I do not think, however, that one can say that even the application of a manufacturer is purely an application based on personal interests. In many cases it will be based on personal interest. But there are manufacturers and people who have gone into the business of manufacturing and who are prepared to go into the business of manufacturing, who will look at the problems of tariffs from more than a purely personal interest. We have all of us known such people. They are unfortunately not very many—we have all known people who have definitely gone into industry not because they were going to make any more profit by putting their money into Irish industries than by investing it outside Ireland but because they thought that the country needed this expansion, and because they thought that it was up to them to do something towards producing that expansion. You will also find that many manufacturers have other interests in the country, and that there will even in applications put forward by groups of manufacturers be a very definite element of consideration of national interests. In any case many sorts of tribunals might be established and they might have a great variety of functions. We have particular work that we think it necessary to have done.

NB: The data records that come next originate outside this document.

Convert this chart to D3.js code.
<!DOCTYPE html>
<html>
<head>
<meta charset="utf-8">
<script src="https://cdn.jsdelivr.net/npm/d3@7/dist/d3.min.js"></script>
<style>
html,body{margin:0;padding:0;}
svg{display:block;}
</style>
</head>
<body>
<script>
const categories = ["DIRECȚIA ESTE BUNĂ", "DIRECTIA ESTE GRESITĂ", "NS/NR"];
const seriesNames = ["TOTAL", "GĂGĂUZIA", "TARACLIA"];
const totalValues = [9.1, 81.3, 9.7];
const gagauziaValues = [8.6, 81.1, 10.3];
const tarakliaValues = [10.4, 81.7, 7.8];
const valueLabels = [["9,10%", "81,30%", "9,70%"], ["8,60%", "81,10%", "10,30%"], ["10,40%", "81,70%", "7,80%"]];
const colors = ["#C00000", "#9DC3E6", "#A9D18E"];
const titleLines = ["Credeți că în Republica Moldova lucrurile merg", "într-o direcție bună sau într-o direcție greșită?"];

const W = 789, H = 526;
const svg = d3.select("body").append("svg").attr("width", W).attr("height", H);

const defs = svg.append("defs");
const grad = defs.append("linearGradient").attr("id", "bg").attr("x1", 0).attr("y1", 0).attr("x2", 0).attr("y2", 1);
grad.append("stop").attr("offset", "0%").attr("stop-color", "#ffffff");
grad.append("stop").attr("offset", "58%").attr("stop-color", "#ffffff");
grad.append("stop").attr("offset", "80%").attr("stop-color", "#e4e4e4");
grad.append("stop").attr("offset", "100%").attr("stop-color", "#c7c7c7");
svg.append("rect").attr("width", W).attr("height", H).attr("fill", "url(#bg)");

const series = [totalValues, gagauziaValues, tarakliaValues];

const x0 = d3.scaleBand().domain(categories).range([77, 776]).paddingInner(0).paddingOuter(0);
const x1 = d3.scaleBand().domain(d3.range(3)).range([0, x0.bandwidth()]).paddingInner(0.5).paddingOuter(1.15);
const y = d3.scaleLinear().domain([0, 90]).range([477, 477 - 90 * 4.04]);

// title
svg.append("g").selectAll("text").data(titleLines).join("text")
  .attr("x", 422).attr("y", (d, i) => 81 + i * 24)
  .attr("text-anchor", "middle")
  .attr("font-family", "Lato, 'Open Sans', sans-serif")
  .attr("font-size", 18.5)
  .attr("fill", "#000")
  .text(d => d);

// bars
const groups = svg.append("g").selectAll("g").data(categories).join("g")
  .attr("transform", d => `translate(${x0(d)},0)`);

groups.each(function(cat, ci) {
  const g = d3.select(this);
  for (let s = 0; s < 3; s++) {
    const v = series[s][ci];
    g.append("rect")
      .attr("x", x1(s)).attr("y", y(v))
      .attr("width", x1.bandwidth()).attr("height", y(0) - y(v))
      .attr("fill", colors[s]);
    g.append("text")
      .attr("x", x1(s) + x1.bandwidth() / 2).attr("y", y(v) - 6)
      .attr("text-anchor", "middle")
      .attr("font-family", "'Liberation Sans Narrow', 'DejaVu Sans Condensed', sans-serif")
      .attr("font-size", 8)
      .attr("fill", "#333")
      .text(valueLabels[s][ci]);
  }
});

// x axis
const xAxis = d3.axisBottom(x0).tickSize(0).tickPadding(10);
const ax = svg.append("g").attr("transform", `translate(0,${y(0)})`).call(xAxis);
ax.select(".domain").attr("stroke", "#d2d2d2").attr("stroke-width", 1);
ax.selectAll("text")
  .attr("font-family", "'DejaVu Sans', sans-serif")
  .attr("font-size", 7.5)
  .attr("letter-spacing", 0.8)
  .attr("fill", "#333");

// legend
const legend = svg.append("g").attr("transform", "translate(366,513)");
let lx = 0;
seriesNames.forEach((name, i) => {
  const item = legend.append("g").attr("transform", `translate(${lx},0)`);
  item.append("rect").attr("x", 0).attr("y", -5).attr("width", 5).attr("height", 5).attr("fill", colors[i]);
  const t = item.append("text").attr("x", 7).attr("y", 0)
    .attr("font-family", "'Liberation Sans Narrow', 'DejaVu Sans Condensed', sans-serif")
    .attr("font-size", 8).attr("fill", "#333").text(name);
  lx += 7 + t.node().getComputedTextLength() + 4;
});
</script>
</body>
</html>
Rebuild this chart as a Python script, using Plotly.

We are concerned to put up what we have put up as the best machinery to do that work. If, later on, it is felt that it has become urgent to discharge other functions, we will consider whether we will extend the powers of this Commission, or set up another Commission. We have given this matter a good deal of consideration. It had been given some consideration even before the question of setting up the tribunal was considered. It had been given consideration even before the Budget statement was made in 1925. On the 24th April, 1925, I said in the Dáil: "I am not saying that, in the course of a year or so, we ought not to have some sort of formal tribunal examining matters and having cases made and opposed before it." As long ago as the 24th April, 1925, I indicated we had given attention to the desirability of having a tribunal where cases would be formally made and opposed by those who might be affected if the applications were granted.

A good deal of the discussion to-day has been repetition of discussion that took place on the Bill, and to my mind it only emphasises the need for restricting the scope of this Commission if we are to get good results from it. If we are to widen its scope so that it is to deal with general principles, then it might be operating for a considerable time without getting us much further. The question of having a protective policy or a rigidly free trade policy is not one that could be decided by any tribunal or in regard to which the investigations or findings of any tribunal could carry us very much further. Those are matters for which politicians must take political responsibility.

Question put.
The Committee divided: Tá, 32; Níl, 18.

  • Earnán de Blaghd.
  • Thomas Bolger.
  • Séamus Breathnach.
  • Seoirse de Bhulbh.
  • Michael Egan.
  • Thomas Hennessy.
  • John Hennigan.
  • William Hewat.
  • Donnchadh Mac Con Uladh.
  • Seán MacCurtain.
  • Pádraig Mac Fadáin.
  • Seoirse Mac Niocaill.
  • Pádraig Mag Ualghairg.
  • Martin M. Nally.
  • Peadar O hAodha.
  • Mícheál O hAonghusa.
  • Seán O Bruadair.
  • Risteárd O Conall.
  • Parthalán O Conchubhair.
  • Eoghan O Dochartaigh.
  • Séamus O Dóláin.
  • Peadar O Dubhghaill.
  • Eamon O Dúgáin.
  • Risteárd O Maolchatha.
  • Pádraig O hOgáin (Gaillimh).
  • Seán O Raghallaigh.
  • Máirtín O Rodaigh.
  • Seán O Súilleabháin.
  • Andrew O Shaughnessy.
  • Mícheál O Tighearnaigh.
  • Caoimhghín O hUigín.
  • Liam Thrift.

Níl

  • Pádraig Baxter.
  • Seán Buitléir.
  • David Hall.
  • Tomás Mac Eoin.
  • Risteárd Mac Fheorais.
  • Pádraig Mac Fhlannchadha.
  • Risteárd Mac Liam.
  • William Norton.
  • Criostóir O Broin.
  • Aodh O Cúlacháin.
  • Eamon O Dubhghaill.
  • Mícheál O Dubhghaill.
  • Seán O Duinnín.
  • Mícheál O hIfearnáin.
  • Seán O Laidhin.
  • Domhnall O Muirgheasa.
  • Tadhg O Murchadha.
  • Pádraig O hOgáin (Luimneach).
Tellers:—Tá: Deputies Dolan and Tierney. Níl: Deputies Corish and Morrissey.
Motion declared carried.
The Dáil went out of Committee.
Resolution reported.
Question—"That the Dáil agrees with the Committee in this resolution"—put and agreed to.